Tonya Cajuste still laughs about the peanut butter and jelly sandwich.
Even though she ate it on the morning she almost died.
Cajuste and her husband, JC, were getting ready for church one Sunday in November 2013 when she decided it was time for breakfast and made herself a PB&J – “because I’m not traditional,” she joked.
Soon afterwards, she started feeling unwell, as if the sandwich were stuck in her chest. She tried drinking water, but it didn’t help. She stood up, and that’s when JC calmly told her: “Babe, I think we need to get you to the hospital.”
She didn’t know then that she had turned gray – “and he’d never seen that particular color on me.”
Neither of them knew that Tonya’s aorta, the largest artery in the body, was tearing apart. Or that she would ultimately need a double organ transplant in order to survive.
Tonya was taken to a hospital in Palm Beach, where she was rushed into surgery. Doctors there told JC that she had about a 10 percent chance of surviving the aortic dissection.
Tonya was no stranger to health challenges. Before the dissection, she had been living with kidney disease and had to have regular dialysis – or, as she called it, “life-alysis, because nobody wants to die three or four times a week.” She was already waiting for a kidney transplant.
Still, the dissection took everything to a different level. Tonya made it through surgery, but the ordeal had damaged her heart. She had to have a device implanted inside her chest to shock her heart if it started to beat too fast. But that was a short-term fix. She would need a heart transplant as well as a new kidney, the Palm Beach doctors told her. They contacted three hospitals, asking if anyone would look at her case, “because things were dreadful, apparently,” Tonya laughed.
Even for Tampa General, where patients with complex illnesses are transferred from around Florida, doctors knew Cajuste’s chances were dicey.
“Her risk was huge,” said Dr. Peter Berman, a transplant cardiologist at TGH. “We’re talking a high-risk patient, even by our standards, and we only see high-risk patients. She was a level above that.”
Still, Tampa General was the only hospital to say yes.
The Cajustes lived four hours away and had never heard of TGH. But they came to Tampa so that Tonya could be evaluated for a transplant. In December 2014, she was approved.
On January 20, 2015, she got the call that changed her life. JC drove to Tampa so fast that Tonya had to keep reminding him to slow down.
“Dude, I need a heart and a kidney,” she told him. “I don’t want any other parts. Please get me there safely.”
Soon she was in surgery again, getting her new heart. She remembers waking up and giving JC a thumbs up. Then she went back into surgery to get her new kidney.
After the surgery, Tonya faced rehabilitation and some health setbacks along the way – including another tear in her aorta that required complex surgery to repair.
But today, while she still faces a somewhat higher risk of another aorta problem, Tonya is healthy, happy and has been able to return to work, finding a new career working for her local police department.

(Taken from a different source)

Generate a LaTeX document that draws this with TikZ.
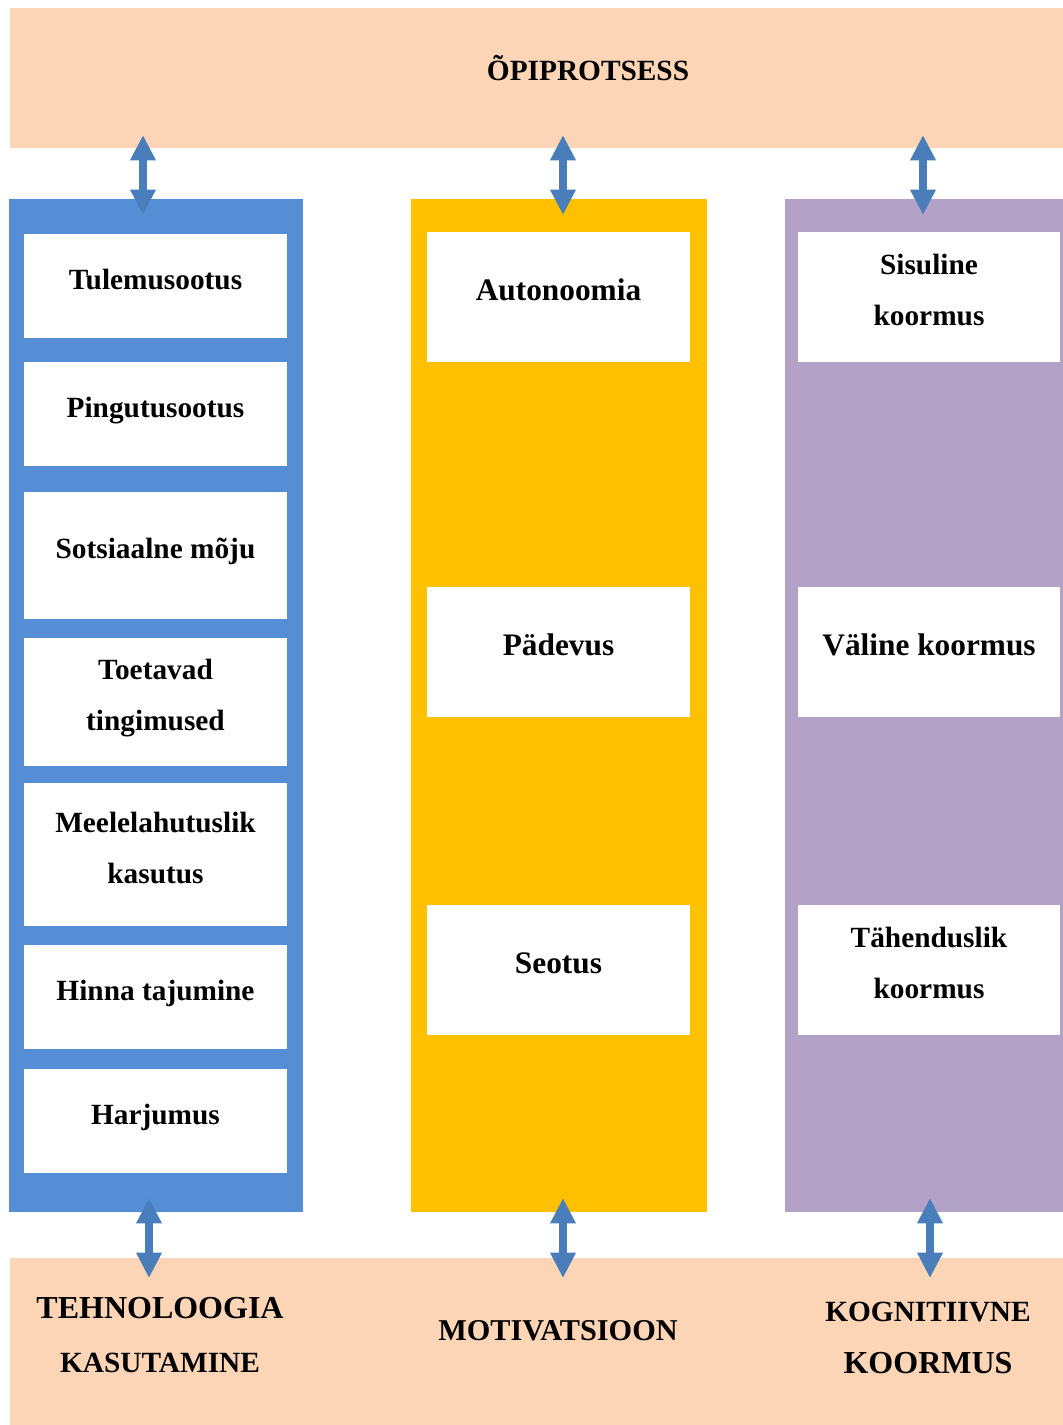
\documentclass[tikz,border=0pt]{standalone}
\usepackage{fontspec}
\setmainfont{Liberation Serif}
\usepackage{xcolor}
\usetikzlibrary{arrows.meta,positioning}
\definecolor{cBand}{HTML}{FBD5B5}
\definecolor{cTech}{HTML}{558ED5}
\definecolor{cMot}{HTML}{FFC000}
\definecolor{cKog}{HTML}{B3A2C7}
\definecolor{cArr}{HTML}{4A7EBB}
\tikzset{
  px/.style 2 args = {minimum width=#1*0.75pt, minimum height=#2*0.75pt},
  band/.style   = {rectangle, fill=cBand, inner sep=0pt},
  col/.style    = {rectangle, inner sep=0pt},
  cell/.style   = {rectangle, fill=white, inner sep=0pt, align=center, text depth=10.5pt,
                   font=\bfseries\fontsize{22}{38}\selectfont},
  bigcell/.style = {cell, font=\bfseries\fontsize{23.5}{39}\selectfont},
  head/.style   = {align=center, inner sep=0pt,
                   font=\bfseries\fontsize{22}{40}\selectfont},
  biarrow/.style = {{Triangle[length=19pt,width=18pt]}-{Triangle[length=19pt,width=18pt]},
                    draw=cArr, line width=6pt},
}
\begin{document}
\begin{tikzpicture}[x=0.75pt, y=-0.75pt]
  \useasboundingbox (0,0) rectangle (1063,1425);

  % bands
  \node[band, px={1053}{140}] (proc) at (536.5,78) {};
  \node[band, px={1053}{167}] (base) at (536.5,1341.5) {};
  \node[head] (proclab) at (588,68) {ÕPIPROTSESS};

  % columns
  \node[col, fill=cTech, px={294}{1013}] (tech) at (156,705.5) {};
  \node[col, fill=cMot,  px={296}{1013}] (mot)  at (559,705.5) {};
  \node[col, fill=cKog,  px={278}{1013}] (kog)  at (924,705.5) {};

  % technology cells
  \node[cell, px={263}{104}] (t1) at (155.5,286)   {Tulemusootus};
  \node[cell, px={263}{104}] (t2) at (155.5,414)   {Pingutusootus};
  \node[cell, px={263}{127}] (t3) at (155.5,555.5) {Sotsiaalne mõju};
  \node[cell, px={263}{128}] (t4) at (155.5,702)   {Toetavad\\tingimused};
  \node[cell, px={263}{143}] (t5) at (155.5,854.5) {Meelelahutuslik\\kasutus};
  \node[cell, px={263}{104}] (t6) at (155.5,997)   {Hinna tajumine};
  \node[cell, px={263}{104}] (t7) at (155.5,1121)  {Harjumus};

  % motivation cells
  \node[bigcell, px={263}{130}] (m1) at (558.5,297) {Autonoomia};
  \node[bigcell, px={263}{130}] (m2) at (558.5,652) {Pädevus};
  \node[bigcell, px={263}{130}] (m3) at (558.5,970) {Seotus};

  % cognitive load cells
  \node[cell, px={262}{130}] (k1) at (929,297) {Sisuline\\koormus};
  \node[cell, px={262}{130}, font=\bfseries\fontsize{23.5}{39}\selectfont] (k2) at (929,652) {Väline koormus};
  \node[cell, px={262}{130}] (k3) at (929,970) {Tähenduslik\\koormus};

  % bottom labels
  \node[head, font=\bfseries\fontsize{24}{40.5}\selectfont] (techlab) at (160,1335)
    {TEHNOLOOGIA\\\fontsize{22}{40.5}\selectfont KASUTAMINE};
  \node[head, font=\bfseries\fontsize{22.7}{40}\selectfont] (motlab) at (558,1331) {MOTIVATSIOON};
  \node[head, font=\bfseries\fontsize{22}{39}\selectfont] (koglab) at (928,1338)
    {KOGNITIIVNE\\\fontsize{24}{39}\selectfont KOORMUS};

  % arrow ends
  \coordinate (a1) at (143,135);  \coordinate (b1) at (143,215);
  \coordinate (a2) at (563,135);  \coordinate (b2) at (563,215);
  \coordinate (a3) at (923,135);  \coordinate (b3) at (923,215);
  \coordinate (c1) at (149,1198); \coordinate (d1) at (149,1278);
  \coordinate (c2) at (563,1198); \coordinate (d2) at (563,1278);
  \coordinate (c3) at (930,1198); \coordinate (d3) at (930,1278);

  \draw[biarrow] (a1) -- (b1);
  \draw[biarrow] (a2) -- (b2);
  \draw[biarrow] (a3) -- (b3);
  \draw[biarrow] (c1) -- (d1);
  \draw[biarrow] (c2) -- (d2);
  \draw[biarrow] (c3) -- (d3);
\end{tikzpicture}
\end{document}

She spent just over a year as a 911 operator – “hard work and ‘heart’ work,” she said – and recently moved to working in the department’s fiscal services division.
Anniversaries and birthdays are even better now. She feels blessed to have more time with JC. She’s grateful that her parents didn’t have to bury their daughter. She figures that now she’ll get to see her son marry and have children.

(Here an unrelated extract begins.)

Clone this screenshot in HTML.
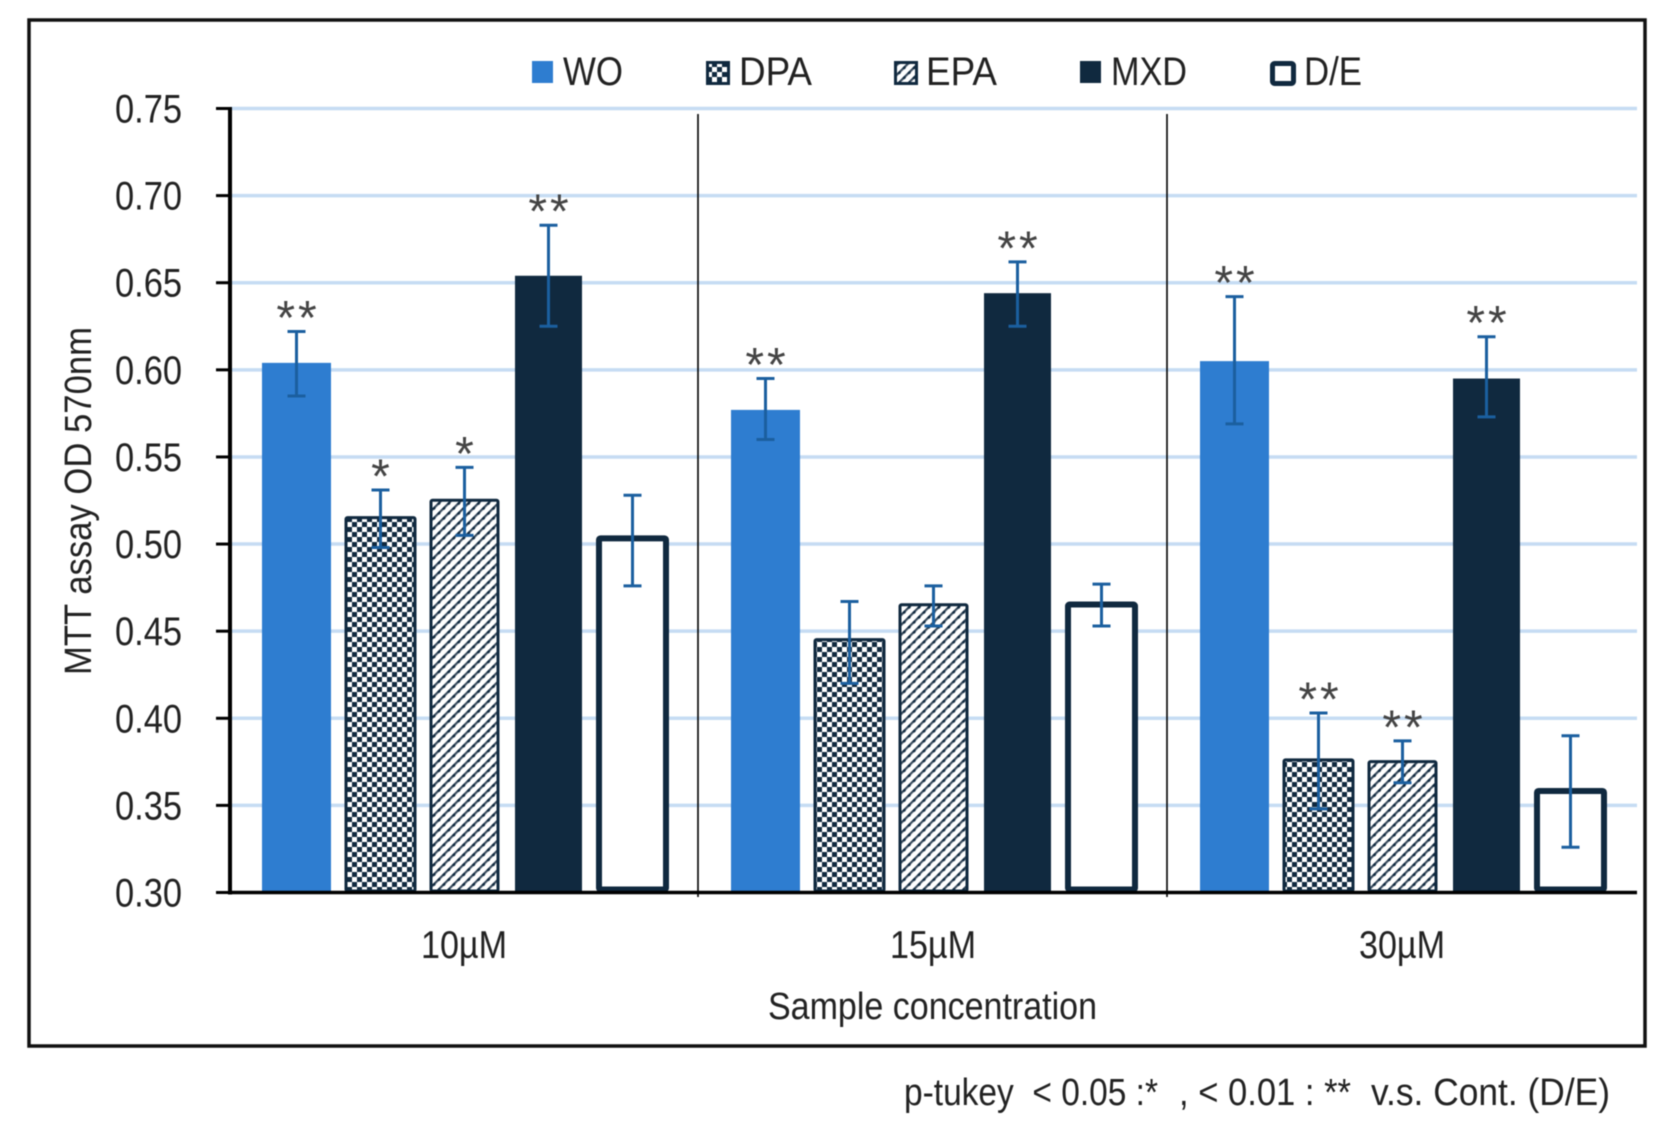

“She’s great, her husband’s great, everyone loves them,” Berman said. “They’re a wonderful couple. He’s incredibly supportive. He’s been with her every minute of every day of every visit at her bedside and they just have a great relationship.”
Tonya remains keenly aware that she is alive today because another family lost a loved one. That family has described her donor as a “sweet, kind, giving person.”

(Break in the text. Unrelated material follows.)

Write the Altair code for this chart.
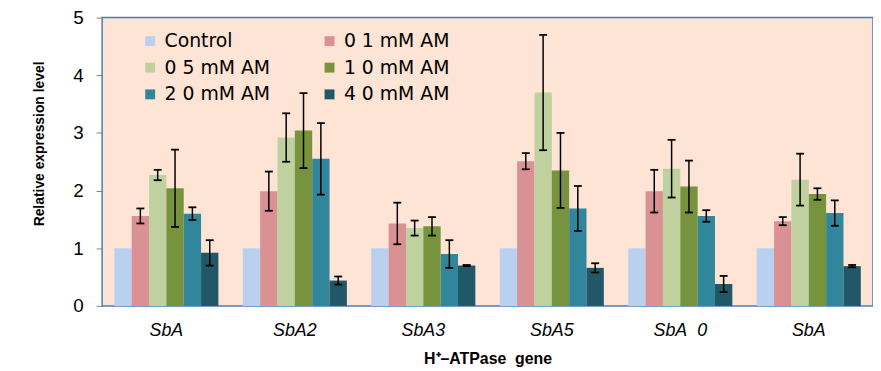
import altair as alt
import pandas as pd

# Gene categories (labels as rendered in the reference; figure spaces keep them distinct)
genes = ["SbA\u2007", "SbA2", "SbA3", "SbA5", "SbA\u20070", "SbA\u2007\u2007"]
series = ["Control", "0 1 mM AM", "0 5 mM AM", "1 0 mM AM", "2 0 mM AM", "4 0 mM AM"]
colors = ["#B9D1EE", "#D99194", "#BED19E", "#78933D", "#32869C", "#215868"]
# legend is filled column by column: order chosen so it reads row by row
legend_order = [0, 2, 4, 1, 3, 5]

control = [1.0, 1.0, 1.0, 1.0, 1.0, 1.0]
am01 = [1.56, 1.99, 1.43, 2.51, 1.99, 1.47]
am05 = [2.27, 2.92, 1.35, 3.70, 2.38, 2.19]
am10 = [2.04, 3.04, 1.38, 2.35, 2.07, 1.94]
am20 = [1.60, 2.55, 0.90, 1.69, 1.56, 1.61]
am40 = [0.92, 0.44, 0.70, 0.66, 0.38, 0.69]

err_control = [0, 0, 0, 0, 0, 0]
err01 = [0.13, 0.34, 0.36, 0.14, 0.37, 0.07]
err05 = [0.09, 0.42, 0.13, 1.00, 0.50, 0.45]
err10 = [0.67, 0.65, 0.16, 0.65, 0.45, 0.10]
err20 = [0.11, 0.62, 0.24, 0.39, 0.10, 0.22]
err40 = [0.22, 0.07, 0.01, 0.08, 0.14, 0.02]

values = [control, am01, am05, am10, am20, am40]
errors = [err_control, err01, err05, err10, err20, err40]

rows = []
for s, vals, errs in zip(series, values, errors):
    for g, v, e in zip(genes, vals, errs):
        rows.append({"gene": g, "series": s, "value": v, "err": e,
                     "lo": v - e, "hi": v + e})
df = pd.DataFrame(rows)

color_domain = [series[i] for i in legend_order]
color_range = [colors[i] for i in legend_order]

x = alt.X("gene:N", sort=genes,
          scale=alt.Scale(paddingInner=0.19, paddingOuter=0.095),
          axis=alt.Axis(title="H\u207a\u2013ATPase\u00a0 gene", labelAngle=0,
                        domain=False, ticks=False,
                        labelFont="Liberation Sans", labelFontStyle="italic",
                        labelFontSize=18, labelColor="black", labelPadding=16,
                        titleFont="Liberation Sans", titleFontWeight="bold",
                        titleFontSize=16, titleColor="black",
                        titleY=53, titleBaseline="middle"))
xo = alt.XOffset("series:N", sort=series,
                 scale=alt.Scale(paddingInner=0, paddingOuter=0))
yscale = alt.Scale(domain=[0, 5], nice=False)

base = alt.Chart(df)

bars = base.mark_bar(opacity=1).encode(
    x=x,
    xOffset=xo,
    y=alt.Y("value:Q", scale=yscale,
            axis=alt.Axis(title="Relative expression level", values=[0, 1, 2, 3, 4, 5],
                          format="d",
                          grid=False, domain=False, tickColor="#7F7F7F", tickSize=6,
                          labelFont="Liberation Sans", labelFontSize=19,
                          labelColor="black", labelPadding=13,
                          titleFont="Liberation Sans", titleFontWeight="bold",
                          titleFontSize=14, titleColor="black",
                          titleX=-63, titleY=127, titleBaseline="middle",
                          titleAlign="center")),
    color=alt.Color("series:N",
                    scale=alt.Scale(domain=color_domain, range=color_range),
                    legend=alt.Legend(title=None, orient="none", columns=2,
                                      legendX=39, legendY=14,
                                      symbolType="square", symbolSize=100,
                                      symbolStrokeWidth=0, symbolOpacity=1,
                                      labelFont="DejaVu Sans", labelFontSize=19,
                                      labelColor="black", labelOffset=5,
                                      columnPadding=50, rowPadding=7,
                                      padding=0)),
)

eb = base.transform_filter("datum.err > 0")

rules = eb.mark_rule(color="black", strokeWidth=1.5).encode(
    x=alt.X("gene:N", sort=genes), xOffset=xo,
    y=alt.Y("lo:Q", scale=yscale), y2="hi:Q")

caps_hi = eb.mark_tick(color="black", thickness=1.8, size=8, opacity=1).encode(
    x=alt.X("gene:N", sort=genes), xOffset=xo, y=alt.Y("hi:Q", scale=yscale))
caps_lo = eb.mark_tick(color="black", thickness=1.8, size=8, opacity=1).encode(
    x=alt.X("gene:N", sort=genes), xOffset=xo, y=alt.Y("lo:Q", scale=yscale))

chart = alt.layer(bars, rules, caps_hi, caps_lo).properties(
    width=778, height=291,
    autosize=alt.AutoSizeParams(type="none"),
    padding={"left": 95, "top": 8, "right": 0, "bottom": 64},
    background="white",
).configure_view(
    fill="#FDE4D5", stroke="#4A7EBB", strokeWidth=1.5
)

chart.save("out.html", embed_options={"renderer": "svg", "actions": False})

“So I want to carry on that legacy too,” Tonya said. “That person who gifted me with this. Their family doesn’t get the benefit of seeing them, or hearing their laughter, or knowing they are touching lives. So for me, it’s important to carry on a life-changing, life-touching, helping people kind of legacy.”
Her case remains a touchstone for Berman.
“She’s pretty remarkable,” he said. “She’s really come back to life after having such severe combined organ disease…She has overcome almost insurmountable problems.”
Tonya also has special words for the health care workers who cared for her: “We are all connected in some way,” she said. “And now we are all kind of woven together in this amazing tapestry, this amazing fabric that makes life. And you all, every day, you’re weaving your fabric into someone’s life. So whenever you get discouraged…I know a lot of people don’t get to see the before and after. This is definitely the after. Transplantation extends life. And it makes lives better.”